Next to the Calamity Unfolding in Sudan, the Red Sea Looks Almost Placid

War in the Middle East and Ukraine obscures the level of chaos in what has become a worryingly large failed African state. Now Unesco cultural sites are imperiled, too.

AP/Marwan Ali, file
Sudan's army chief, General Abdel-Fattah al-Burhan, at Khartoum, December 5, 2022. AP/Marwan Ali, file

The United Nations secretary-general, Antonio Guterras, is apparently more concerned about glaciers receding in Switzerland than he is about the tidal wave of famine and death sweeping steadily over Sudan. In his address to the World Economic Forum at Davos last week Mr. Guterres hit out at global warming but reserved fewer than two words for the latest African country to be wracked by chaos.

There are signs that the situation is getting worse in the country of 46 million people that borders Egypt to the north and the Red Sea to the east. Attacks on cargo ships traversing the Red Sea by Iran-backed Houthi rebels from Yemen, and the logistical repercussions of those attacks, have already sent ocean shipping rates soaring. There is no indication yet that the crisis in Sudan will affect that, but the instability could put indirect pressure on American military assets in the region, including Djibouti-based Camp Lemonnier. That is the main base of operations for U.S. Africa Command in the Horn of Africa, and the only permanent American military base in Africa. 

Fighting has already broken out between a tribal militia and the Sudanese army at Sudan’s main seaport, Port Sudan, though for now it appears to be limited. 

Sudan has for months been involved in the worst  turmoil it has seen since its civil war, which itself eventually tore Africa’s biggest country into two. After the revolution in 2019 ousted the long-time dictator, Omar al Bashir, his former henchmen clung on to power and eventually turned on each other in an explosive confrontation.

Now the country’s army is fighting the second-largest armed faction — Janjaweed militia turned paramilitary group, the Rapid Support Forces — with shelling, airstrikes, and random violence having killed an estimated 13,000 people and entrapping hundreds of thousands. Large areas of the capital, Khartoum, have already been besieged by the RSF. Those forces overran a strategic city south of Khartoum last month.

Fighting between the government army of General Abdel Fattah al-Burhan and the RSF, led by General Mohamed Hamdan Dagalo, known as Hemetti or “little Mohammed,” which began in April 2023, now threatens to destroy an important Unesco World Heritage site in the north of the country.

According to multiple accounts, the RSF has now advanced to the site’s 2,000-year-old ruins. An incursion was reportedly fended off by a unit of the Sudanese air force and for the moment calm has been restored.

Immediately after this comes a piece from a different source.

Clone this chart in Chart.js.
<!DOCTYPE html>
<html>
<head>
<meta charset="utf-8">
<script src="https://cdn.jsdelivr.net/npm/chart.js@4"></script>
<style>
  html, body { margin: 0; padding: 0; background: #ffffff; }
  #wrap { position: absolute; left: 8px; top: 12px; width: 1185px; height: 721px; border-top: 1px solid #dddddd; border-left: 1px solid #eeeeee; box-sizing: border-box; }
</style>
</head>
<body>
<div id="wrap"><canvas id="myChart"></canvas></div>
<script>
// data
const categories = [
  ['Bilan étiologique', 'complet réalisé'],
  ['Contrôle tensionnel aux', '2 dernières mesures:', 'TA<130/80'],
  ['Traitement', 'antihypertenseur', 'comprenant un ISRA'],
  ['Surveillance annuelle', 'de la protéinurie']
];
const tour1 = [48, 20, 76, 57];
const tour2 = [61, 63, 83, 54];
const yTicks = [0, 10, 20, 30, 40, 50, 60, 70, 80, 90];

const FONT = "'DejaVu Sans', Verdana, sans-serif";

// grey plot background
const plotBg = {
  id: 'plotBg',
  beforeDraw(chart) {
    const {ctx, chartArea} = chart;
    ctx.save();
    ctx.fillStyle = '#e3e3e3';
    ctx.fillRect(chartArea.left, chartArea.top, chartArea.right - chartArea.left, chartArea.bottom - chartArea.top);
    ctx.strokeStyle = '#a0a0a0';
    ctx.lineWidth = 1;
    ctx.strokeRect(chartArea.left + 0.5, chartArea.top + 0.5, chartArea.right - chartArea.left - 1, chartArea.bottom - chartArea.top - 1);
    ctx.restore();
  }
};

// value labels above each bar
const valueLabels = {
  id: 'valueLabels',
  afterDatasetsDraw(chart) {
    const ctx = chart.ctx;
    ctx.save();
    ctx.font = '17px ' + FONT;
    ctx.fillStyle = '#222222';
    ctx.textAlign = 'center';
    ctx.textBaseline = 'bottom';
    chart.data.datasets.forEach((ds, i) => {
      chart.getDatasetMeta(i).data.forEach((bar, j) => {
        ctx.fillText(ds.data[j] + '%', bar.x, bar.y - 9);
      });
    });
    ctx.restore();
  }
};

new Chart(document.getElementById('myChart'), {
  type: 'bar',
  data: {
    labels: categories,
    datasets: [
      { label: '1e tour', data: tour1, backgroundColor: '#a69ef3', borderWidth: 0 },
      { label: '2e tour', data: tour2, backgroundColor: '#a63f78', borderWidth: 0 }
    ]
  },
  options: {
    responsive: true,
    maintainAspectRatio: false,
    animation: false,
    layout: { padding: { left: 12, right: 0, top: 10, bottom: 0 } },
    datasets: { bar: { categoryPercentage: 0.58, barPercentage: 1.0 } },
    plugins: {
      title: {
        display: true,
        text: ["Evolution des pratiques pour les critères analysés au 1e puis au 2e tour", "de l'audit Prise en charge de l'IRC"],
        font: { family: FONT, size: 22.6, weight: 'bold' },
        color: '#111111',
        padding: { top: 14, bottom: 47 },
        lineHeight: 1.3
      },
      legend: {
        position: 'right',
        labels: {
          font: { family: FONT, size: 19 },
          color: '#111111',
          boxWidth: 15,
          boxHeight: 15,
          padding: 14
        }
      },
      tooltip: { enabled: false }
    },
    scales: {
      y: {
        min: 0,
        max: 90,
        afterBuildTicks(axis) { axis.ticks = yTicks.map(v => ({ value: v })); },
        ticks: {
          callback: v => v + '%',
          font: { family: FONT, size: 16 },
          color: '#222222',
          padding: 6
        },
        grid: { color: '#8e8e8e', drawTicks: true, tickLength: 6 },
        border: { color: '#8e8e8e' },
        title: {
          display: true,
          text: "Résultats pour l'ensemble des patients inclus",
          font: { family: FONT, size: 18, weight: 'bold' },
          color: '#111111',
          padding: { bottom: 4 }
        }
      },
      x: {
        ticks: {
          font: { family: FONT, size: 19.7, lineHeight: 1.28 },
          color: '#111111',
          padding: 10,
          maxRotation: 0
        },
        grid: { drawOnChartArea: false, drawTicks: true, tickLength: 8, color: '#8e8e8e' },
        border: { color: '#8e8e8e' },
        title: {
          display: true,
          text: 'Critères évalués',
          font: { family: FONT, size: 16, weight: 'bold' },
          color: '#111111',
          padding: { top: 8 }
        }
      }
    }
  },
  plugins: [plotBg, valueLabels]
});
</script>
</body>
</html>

Yet Paris-based Unesco is on alert. In a press statement, it said that all parties involved must fully comply with international law, which states that such sites “must not be targeted, nor used for military purposes.”

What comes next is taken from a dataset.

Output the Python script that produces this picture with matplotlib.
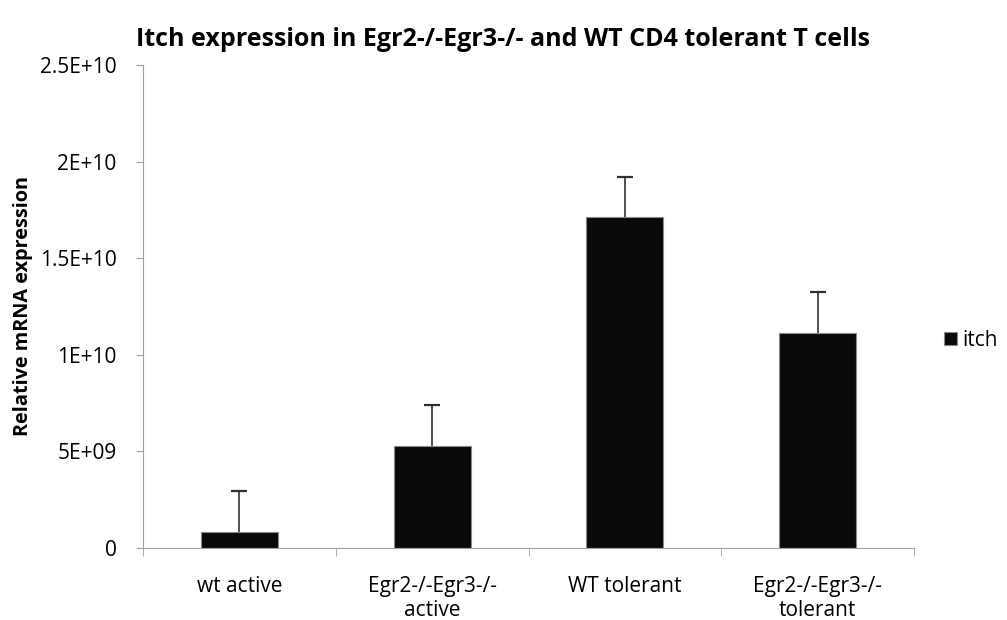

The ruins include temple structures and  pyramids that while sturdy are hardly indestructible. Looting of antiquities is another concern. The archaeological site is situated on the island of Meroe, which according to Unesco is “a semi-desert landscape between the Nile and Atbara rivers” and formed “the heartland of the Kingdom of Kush, a major power from the eighth century B.C. to the fourth century A.D. The property consists of the royal city of the Kushite kings at Meroe, near the River Nile, the nearby religious site of Naqa and Musawwarat es Sufra.” 

The ruins are about 136 miles north of Khartoum. General Dagalo’s rebels now control more than 80 percent of that city.

The push by the RSF northward is new, because until now the conflict between the two camps has been mainly concentrated at Khartoum, in the center, and at Darfur, in the west. In recent days there has been an intensification of fighting in Khartoum. The Sudanese army is holding on to only three bastions in the north of the city, at least as local reports have it. 

Supply chains come from the north, and almost the entire western region of Darfur is also controlled by the RSF.

Humanitarian convoys have been attacked by both sides and millions are struggling to get access to basic necessities. At Darfur, RSF violence has ravaged non-Arab communities as army headquarters have fallen under the RSF’s control. 

In just nine months of war, nearly seven  million people have been forced from their homes, making the situation in Sudan the world’s biggest displacement crisis and putting millions at risk of starvation.

Although the RSF has signaled in recent weeks that it could be open to ceasefire talks with the Sudanese army, so far nothing has come of it. That leaves the country teetering on the brink, with the United Nations characteristically impotent — as the lacunae in Mr. Guterres’s Davos remarks show. For Washington, that leaves Egypt as the only major reliable partner left on the western flank of the Red Sea.